OIG Report Highlights Personal Care’s Outsized Role In Medicaid Fraud

As at-home care has increasingly become a more popular model for health care, a significant portion of fraud convictions over the last 10 years have involved personal care services attendants.

Between 2014 and 2023, personal care services accounted for at least 34% of fraud convictions in some years and as much as 48% in other years.

That’s according to a new report from OIG that detailed the findings from Medicaid Fraud Control Units (MFCUs). MFCUs are mandated by the Social Security Act to investigate and prosecute Medicaid provider fraud and patient abuse or neglect.


MFCUs are in all 50 states and are jointly funded by the federal and state governments.

Source: OIG

In fiscal year 2023, these units reported 1,143 convictions, which, while higher than in FY 2020, remained lower than pre-pandemic levels. The number of convictions had steadily declined during FY 2020 — aligning with the onset of the COVID-19 pandemic — which indicates a “sustained impact on enforcement activities,” OIG wrote in its report.

However, there seems to be ongoing issues related to fraud in personal care.


While personal care attendants made up a significant amount of convictions, they also represented a higher percentage than all other provider types.

In FY 2023, OIG found personal care services accounted for 279 convictions compared to 66 for nurses, 43 for home health agencies, 33 for ophthalmologists and 36 for mental health facilities.

Source: OIG

The OIG report cited 43 criminal convictions from home health agencies and 26 civil settlements in 2023.

Of the dozens of provider types listed in the report, home health fraud convictions totaled the highest in recoveries at $34.6 million.
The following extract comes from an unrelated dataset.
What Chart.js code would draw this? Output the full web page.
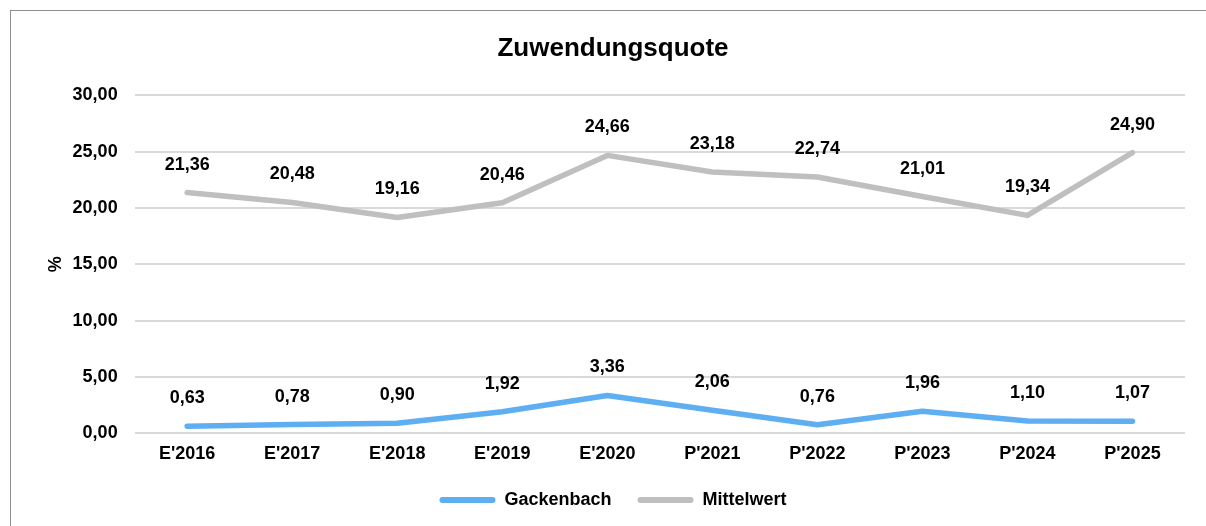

Other notable provider types near the top of the list were surgeons ($26.8 million), personal care service agencies ($26.4 million) and suppliers of durable medical equipment ($23.6 million).

The 1,143 criminal convictions totaled $272 million in recoveries and the 436 civil settlements totaled about $962 million.

This week, Family First Home Health Care, a personal care agency based in North Carolina, reached a settlement of $600,000 to settle accusations of submitting fraudulent Medicaid claims from 2015 to 2020, which violated both federal and North Carolina False Claims Acts.

The government alleged that Family First and its owner Marion James billed Medicaid for in-home personal care services that were never performed on days when patients were hospitalized.

As for the federal government’s crackdown of these cases, the crime units seem to be paying off.

“The amount of civil recoveries reached a 4-year high in 2023 and the combined criminal and civil recoveries were $1.2 billion, resulting in an ROI of $3.35 for every $1 spent,” the OIG reported.